Co-location datacentres also offer interconnection to Software as a Service (SaaS) such as Salesforce, or Platform as a service (PaaS) like Microsoft Azure. This enables organisations to scale their businesses without the cost and complexity of upfront investment in IT infrastructure and systems. This means that enterprises, already deep into their digital transformation projects, are choosing to use co-lo solutions rather than build and maintain new datacentres while they prepare to migrate workloads into cloud.
“Co-location is a very popular approach for mid-sized organisations that want to maintain control over their IT services,” says Giacom’s Law. “The growth in hybrid solutions that support applications not suited to cloud (or virtualised infrastructures) has fuelled the growth in co-location services. Even AWS launching bare metal server offerings indicates the importance of co-location as a viable and growing need in business IT strategies.
“The enhanced infrastructure and security capabilities offered in co-location datacentres often outstrips the capabilities and cost barriers faced by many mid-sized companies, making co-location a viable alternative to build-it-yourself datacentres and the complexity of migrating legacy/bespoke business applications to the cloud. “Coupled with the available skilled resources to support the day-to-day operations and maintenance, it mitigates the need to recruit expensive and rare staff.”
Vile, meanwhile, says that applications that test, dev and non-critical workloads have traditionally been the target for colocation and cloud storage, there is now momentum growing around ERP and other internal business applications.
“The reasons not to go mission-critical are becoming fewer and fewer, so this is a great time to be out there as partner helping to shift perceptions and encourage customers to take that next step in terms of commitment,” says Vile.
But what other kinds of products and features are likely to be a hit with channel partners?
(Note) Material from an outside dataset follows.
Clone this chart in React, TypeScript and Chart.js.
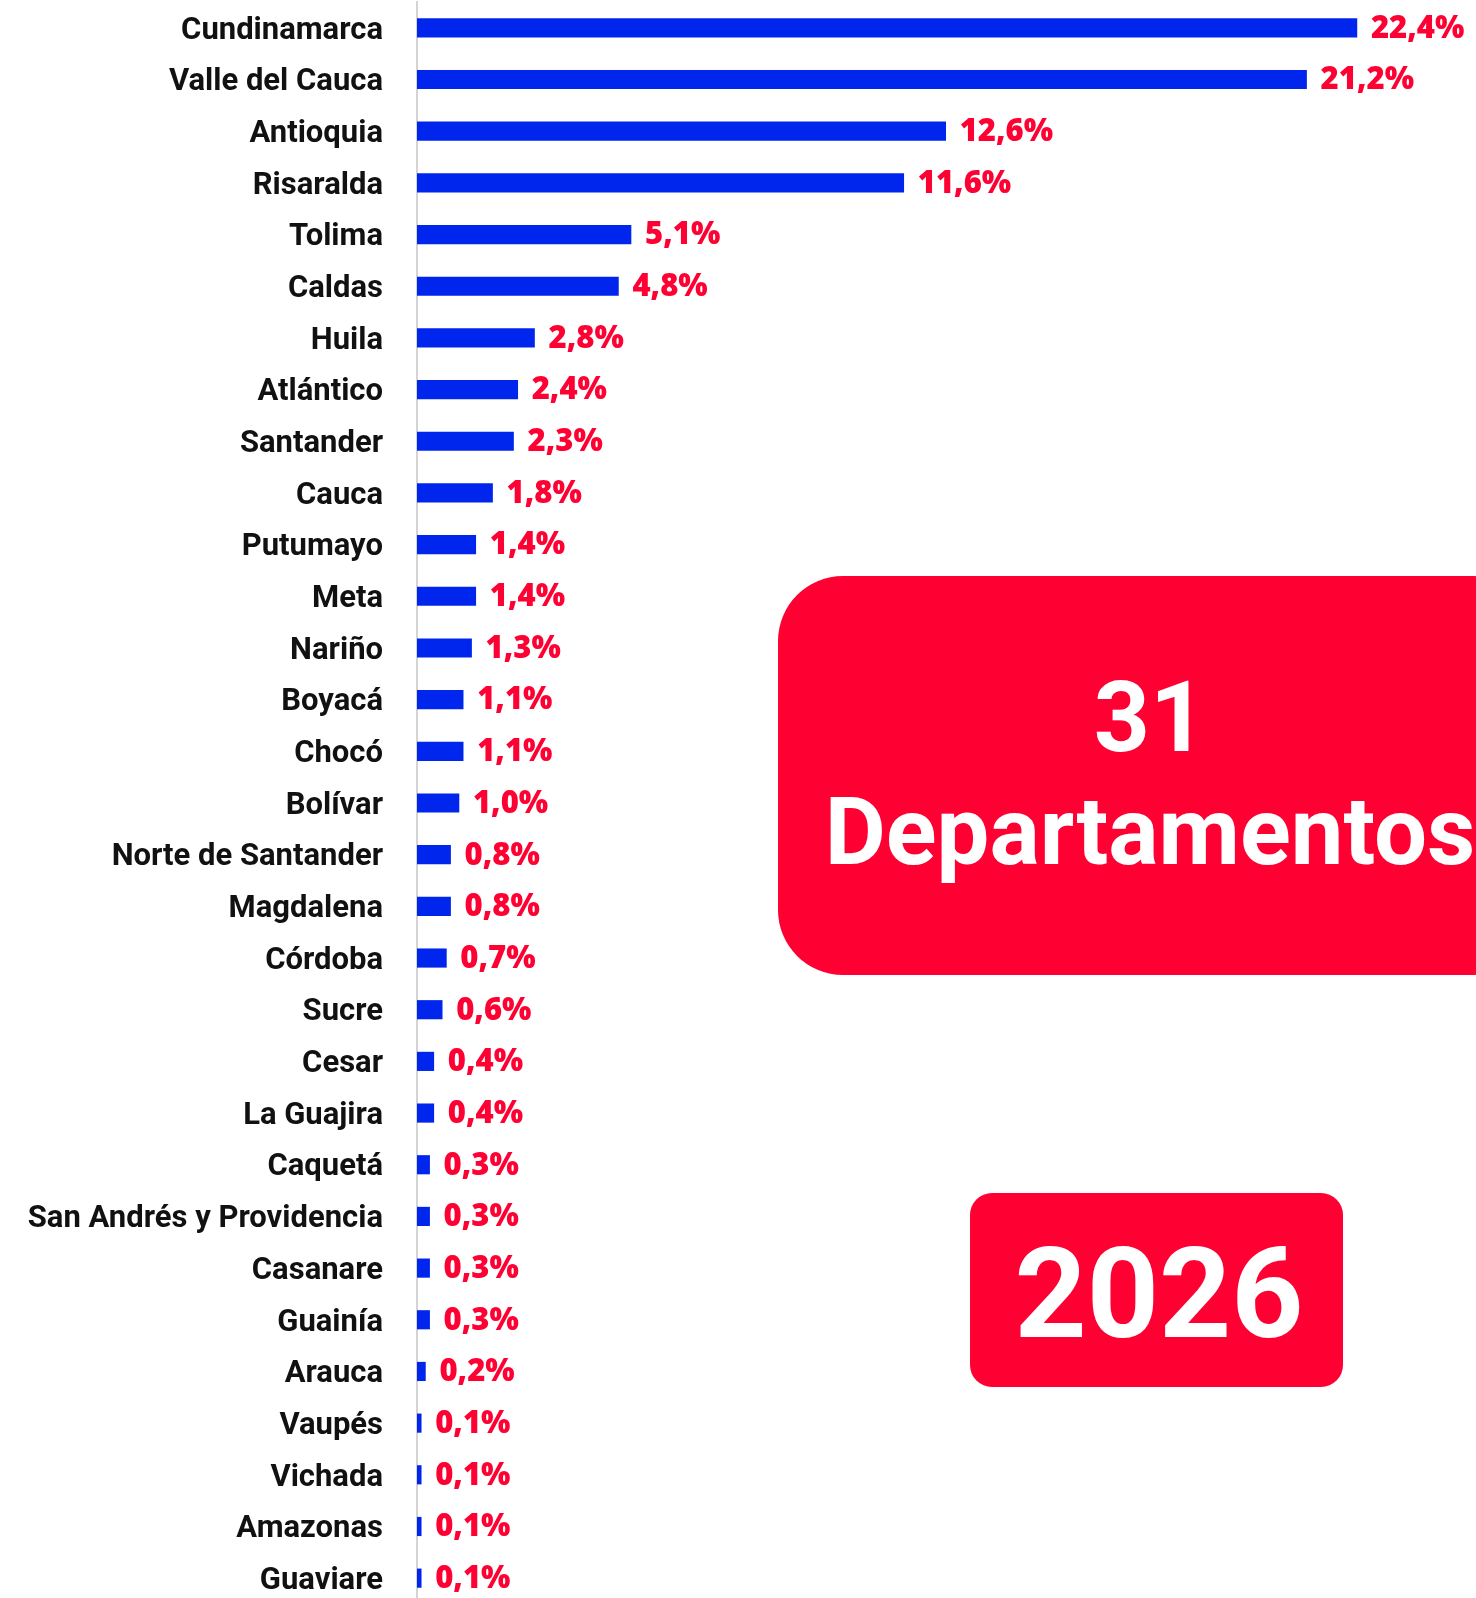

Timm Hoyt, global VP, partners & alliances at data management vendor, Druva says data protection is “an ideal use case for the cloud” because of the required scale, burst usage, and needed resiliency. However, things like limited bandwidth and remote offices can make it challenging to create a complete backup in the cloud.
“Vendors are looking for ways to help enterprises get that first backup to the cloud, and technology like AWS Snowball Edge are a great example. Not only can it help seed the first backup to the cloud faster, but it can also be kept locally to meet stringent SLAs if needed,” he tells TBT. “These sort of solutions, which help enterprises more easily make that transition and stay true to the pay-as-you-go model in the cloud, will continue to be developed by vendors and sought out by partners.”
In an environment as fast-paced as this one, partners need to keep one eye on what’s coming down the line next from vendors. According to Vile, the next big thing will be container storage.
“It doesn’t have to be hard to do if approached the right way, but it can be very hard if you try to do it with the wrong approach. For example, developers can write code that runs in containers but then the ops teams need to understand how to secure and manage them on a daily basis. A lot of the development here is community rather than vendor, but the vendors in turn are either driving or cooperating with the project groups.”
Meanwhile, Law predicts that the downward trend in storage costs, coupled with higher density flash arrays, will drive cloud storage adoption in the SMB segment. What was once the domain of enterprises is fast becoming accessible to SMBs.
“SMBs, just like some enterprises, can have complex needs in terms of application development and support, which require large scale data analysis. The introduction of AI and machine learning products designed specifically to manage and analyse large amounts of data will make an impact this year in the SMB segment. The growth in SMB organisations specialising in predictive modelling through management of vast data sets will fuel this growth,” he says.
There’s no escaping the current movement around hybrid and multi-cloud either, which both require data management offerings, says Jamie Farrelly, VP channel EMEA, Veritas Technologies.
“In the early days of the cloud, many organisations believed that making the transition to the cloud meant a clear choice between on-premises or off-premises solutions. In fact, what we are seeing at present is an increasing number of organisations who are choosing a multi or hybrid approach to the cloud, where some applications remain within their own private infrastructure, whilst others are in the public domain – it’s all about looking at what best supports the organisation and its data,” he tells TBT.
“Another important development is around managed application containers. The ability to be able to create and run separate containers for multiple independent applications or multiple services brings with it benefits such as increased security and increased platform stability.”
In terms of exploiting the opportunity around cloud storage, it’s a good idea to segment your customers according to their pain points, needs, wants, aspirations and constraints – just as you would with traditional software and hardware. “Figure out which ones see a new deployment model as a business opportunity to drive competitiveness, and which ones more focused on simple efficiency and cost. Each will want to hear different messaging,” says Vile.
“Help customers figure out and implement their optimum service mix. Most of them will have a legitimate need for hyperscale services and more specialist ones from regional and local suppliers. Provide advice, and guidance on how to develop a genuine multi-cloud strategy and delivery approach.”
“The relationship with a hyperscale partner doesn’t have to be monogamous – it’s about selecting the right partner for the task in hand, says Farrelly.
“Some of the key areas to consider are how the products and services will be delivered, and whether the pricing structure meets both partner and customer requirements. Partner capabilities also need to be taken into account, both now and in the future – i.e. do you have the skills to deliver?”
Meanwhile, Vile says that the market, while still in its infancy, does offer a huge opportunity for both partners and customers. “It’s mostly coming down to which one is suitable for what at any given point in time. Obviously, the channel can help significantly here. But it’s important to remember that hyperscalers may not be the best answer to every cloud delivery project or service,” he says.
Ultimately, the demand for cloud expertise is only going to increase in the next few years as companies transition to more cloud-based solutions, so investing in training and certification programmes can help position channel partners to be that trusted advisor in the cloud era, says Hoyt.
“Building a cloud-ready sales model is also important, given the major differences from a traditional model that leans on sales and renewal cycles every few years. Partners should also take advantage of tools their cloud vendors provide like training programmes, demand gen support, and sales resources to accelerate their knowledge and stay relevant with their customers.”